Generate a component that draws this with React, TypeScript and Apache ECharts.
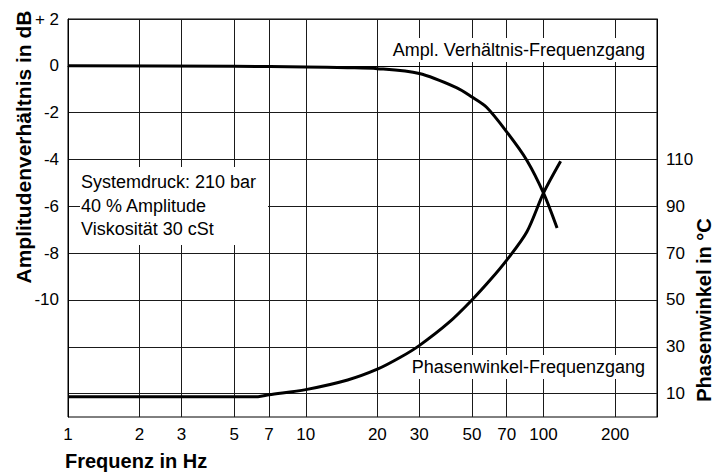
import React, { useEffect, useRef } from "react";
import * as echarts from "echarts";

const xTicks = [1, 2, 3, 5, 7, 10, 20, 30, 50, 70, 100, 200];
const leftTicks = [2, 0, -2, -4, -6, -8, -10, -12, -14];
const rightTicks = [10, 30, 50, 70, 90, 110];

// Amplitude ratio (dB) vs frequency (Hz)
const amplFreq = [1, 5, 10, 15, 20, 30, 43, 50, 57.6, 70, 85, 100, 114];
const amplDb = [0, -0.02, -0.05, -0.08, -0.12, -0.33, -0.93, -1.33, -1.77, -2.82, -4.03, -5.44, -6.93];

// Phase angle (°) vs frequency (Hz)
const phaseFreq = [1, 6.3, 7, 10, 15, 20, 25, 30, 40, 50, 60, 70, 85, 100, 118];
const phaseDeg = [8.7, 8.7, 9.5, 11.7, 15.8, 20.4, 25.5, 30.5, 40.4, 50, 58.8, 67, 79, 95.7, 109.2];

const infoLines = ["Systemdruck: 210 bar", "40 % Amplitude", "Viskosität 30 cSt"];

const FONT = "Liberation Sans, Arial, sans-serif";

export default function App() {
  const ref = useRef<HTMLDivElement>(null);
  useEffect(() => {
    if (!ref.current) return;
    const chart = echarts.init(ref.current, null, { renderer: "svg" });
    const gridColor = "#1a1a1a";
    chart.setOption({
      animation: false,
      backgroundColor: "#fff",
      textStyle: { fontFamily: FONT, color: "#000" },
      grid: {
        left: 68,
        right: 70,
        top: 19,
        bottom: 57,
        show: true,
        borderColor: "#000",
        borderWidth: 1,
        containLabel: false,
        outerBoundsMode: "none",
      },
      xAxis: {
        type: "log",
        logBase: 10,
        min: 1,
        max: 300,
        axisLine: { show: true, lineStyle: { color: "#000", width: 1 } },
        axisTick: { show: false, customValues: xTicks },
        axisLabel: {
          customValues: xTicks,
          fontSize: 17,
          color: "#000",
          margin: 9,
          fontFamily: FONT,
          formatter: (v: number) => String(Math.round(v)),
        },
        splitLine: { show: true, lineStyle: { color: gridColor, width: 1 } },
        minorSplitLine: { show: false },
      },
      yAxis: [
        {
          type: "value",
          min: -15,
          max: 2,
          axisLine: { show: true, lineStyle: { color: "#000", width: 1 } },
          axisTick: { show: false, customValues: leftTicks },
          axisLabel: {
            customValues: leftTicks,
            fontSize: 17,
            color: "#000",
            margin: 9,
            fontFamily: FONT,
            formatter: (v: number) => (v === 2 ? "+ 2" : v < -10 ? "" : String(v)),
          },
          splitLine: { show: true, lineStyle: { color: gridColor, width: 1 } },
        },
        {
          type: "value",
          min: 0,
          max: 170,
          position: "right",
          axisLine: { show: true, lineStyle: { color: "#000", width: 1 } },
          axisTick: { show: false, customValues: rightTicks },
          axisLabel: {
            customValues: rightTicks,
            fontSize: 17,
            color: "#000",
            margin: 9,
            fontFamily: FONT,
          },
          splitLine: { show: false },
        },
      ],
      series: [
        {
          name: "Ampl. Verhältnis-Frequenzgang",
          type: "line",
          yAxisIndex: 0,
          data: amplFreq.map((f, i) => [f, amplDb[i]]),
          showSymbol: false,
          smooth: 0.3,
          lineStyle: { color: "#000", width: 3 },
          z: 3,
        },
        {
          name: "Phasenwinkel-Frequenzgang",
          type: "line",
          yAxisIndex: 1,
          data: phaseFreq.map((f, i) => [f, phaseDeg[i]]),
          showSymbol: false,
          smooth: 0.3,
          lineStyle: { color: "#000", width: 3 },
          z: 3,
        },
      ],
      graphic: [
        {
          type: "rect",
          z: 1,
          shape: { x: 80, y: 167, width: 188, height: 78 },
          style: { fill: "#fff" },
        },
        ...infoLines.map((t, i) => ({
          type: "text",
          z: 2,
          x: 81,
          y: 182 + i * 23.5,
          style: {
            text: t,
            font: `18px ${FONT}`,
            fill: "#000",
            textAlign: "left",
            textVerticalAlign: "middle",
          },
        })),
        {
          type: "text",
          z: 2,
          x: 646,
          y: 50,
          style: {
            text: "Ampl. Verhältnis-Frequenzgang",
            font: `18px ${FONT}`,
            fill: "#000",
            textAlign: "right",
            textVerticalAlign: "middle",
            backgroundColor: "#fff",
            padding: [3, 1, 3, 2],
          },
        },
        {
          type: "text",
          z: 2,
          x: 646,
          y: 367,
          style: {
            text: "Phasenwinkel-Frequenzgang",
            font: `18px ${FONT}`,
            fill: "#000",
            textAlign: "right",
            textVerticalAlign: "middle",
            backgroundColor: "#fff",
            padding: [3, 1, 3, 2],
          },
        },
        {
          type: "text",
          x: 65,
          y: 461,
          style: {
            text: "Frequenz in Hz",
            font: `bold 20px ${FONT}`,
            fill: "#000",
            textAlign: "left",
            textVerticalAlign: "middle",
          },
        },
        {
          type: "text",
          x: 23,
          y: 147,
          rotation: Math.PI / 2,
          style: {
            text: "Amplitudenverhältnis in dB",
            font: `bold 21px ${FONT}`,
            fill: "#000",
            textAlign: "center",
            textVerticalAlign: "middle",
          },
        },
        {
          type: "text",
          x: 704,
          y: 310,
          rotation: Math.PI / 2,
          style: {
            text: "Phasenwinkel in °C",
            font: `bold 20px ${FONT}`,
            fill: "#000",
            textAlign: "center",
            textVerticalAlign: "middle",
          },
        },
      ],
    });
    return () => chart.dispose();
  }, []);
  return (
    <div
      ref={ref}
      style={{ position: "fixed", left: 0, top: 0, width: 727, height: 474 }}
    />
  );
}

# What this task involves
From the first line of the listing above, repeat every line through the one holding "const rightTicks = [10, 30, 50, 70, 90, 110];". Both ends count, and pictures stay out.

# Written solution
Generate a component that draws this with React, TypeScript and Apache ECharts.
import React, { useEffect, useRef } from "react";
import * as echarts from "echarts";

const xTicks = [1, 2, 3, 5, 7, 10, 20, 30, 50, 70, 100, 200];
const leftTicks = [2, 0, -2, -4, -6, -8, -10, -12, -14];
const rightTicks = [10, 30, 50, 70, 90, 110];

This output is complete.